A panel of industry leaders told attendees at the Detroit Regional Chamber Mackinac Policy Conference on Wednesday that Michigan needs to adopt a “connect-the-dots” strategy that can foster collaboration between technology startups and mature automakers.

“We’re sitting on top of the biggest cluster of automotive talent in the world. Most countries — in fact, I would argue no country — has the amount of automotive talent that we have in the tricounty area (in Southeast Michigan),” said Matt Simoncini, president and CEO of Southfield-based Lear Corp., who participated in a panel discussion about the convergence of the automotive and technology industries.

“We need to connect the dots.”

The future of mobility is a hot topic among policymakers at this year’s conference. Also Wednesday, Gov. Rick Snyder introduced a new branding campaign, Planet M, aimed at marketing Michigan as the American mobility center.

General Motors Co. President Dan Ammann told reporters the Detroit carmaker supports legislation recently introduced in the state Senate that would allow autonomous vehicles on Michigan roads for any reason, not only during testing. The package of bills also paves the way for creation of the American Center for Mobility at GM’s former Willow Run facility in Ypsilanti Township.

GM this year purchased San Francisco-based Cruise Automation, which develops autonomous vehicle technology, and has invested in ride-share service Lyft.

Ammann said that while Willow Run will provide the state an advantage when it comes to testing, GM’s preference is to test its driverless cars on actual roads — something the bill package sponsored by Sen. Mike Kowall, R-White Lake Township, would allow.

“There is a lot of work going on in parallel at different levels,” including state and federal governments, Ammann said. “There’s an opportunity to take some of the best thinking (to a national level). Michigan has a chance to be a leader at that.”

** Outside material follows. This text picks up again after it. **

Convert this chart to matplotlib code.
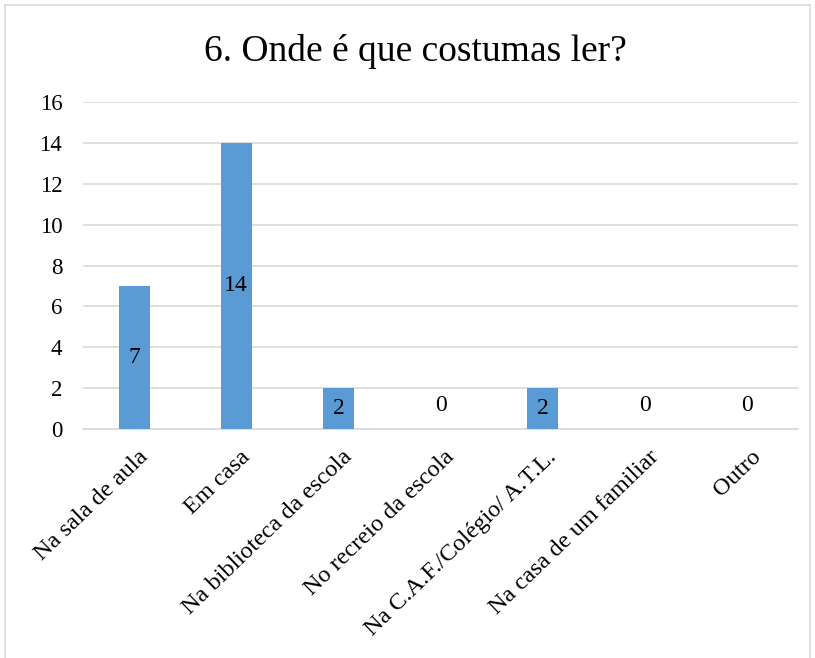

That kind of collaboration will be required, not only among government agencies, said U.S. Sen. Gary Peters, D-Bloomfield Township, who participated in the panel discussion. Vehicles and infrastructure need to communicate, Peters said, as do automakers that historically have developed their own test tracks. They now could benefit from sharing use of Mcity, a 32-acre test site at the University of Michigan, Peters said.

The federal government also likely will work with states to fund sensors that would be installed on transportation infrastructure to communicate with connected vehicles, Peters told reporters Wednesday during a news conference to announce the Planet M campaign.

Ford Motor Co.‘s decision to open a research facility in Silicon Valley inspired plans to redesign the automaker’s Dearborn headquarters campus over the next decade, said Ken Washington, the company’s vice president of research and advanced engineering and a panelist.

Washington attributed the headquarters project to “getting out of the automotive silo.”

Doing that, though, will be one of the industry’s challenges, said Ted Serbinski, managing director of the Techstars Mobility startup accelerator and a panelist. Automakers are located miles from one another, he added, the result of an entrenched auto culture that is protective of research and development.

In Silicon Valley, Serbinski said, the tech startup culture breeds “cross-pollination.”

“We have the talent, we have all the engineering, we have the capacity,” he said. “What we don’t have is all this connected tissue connecting the dots.”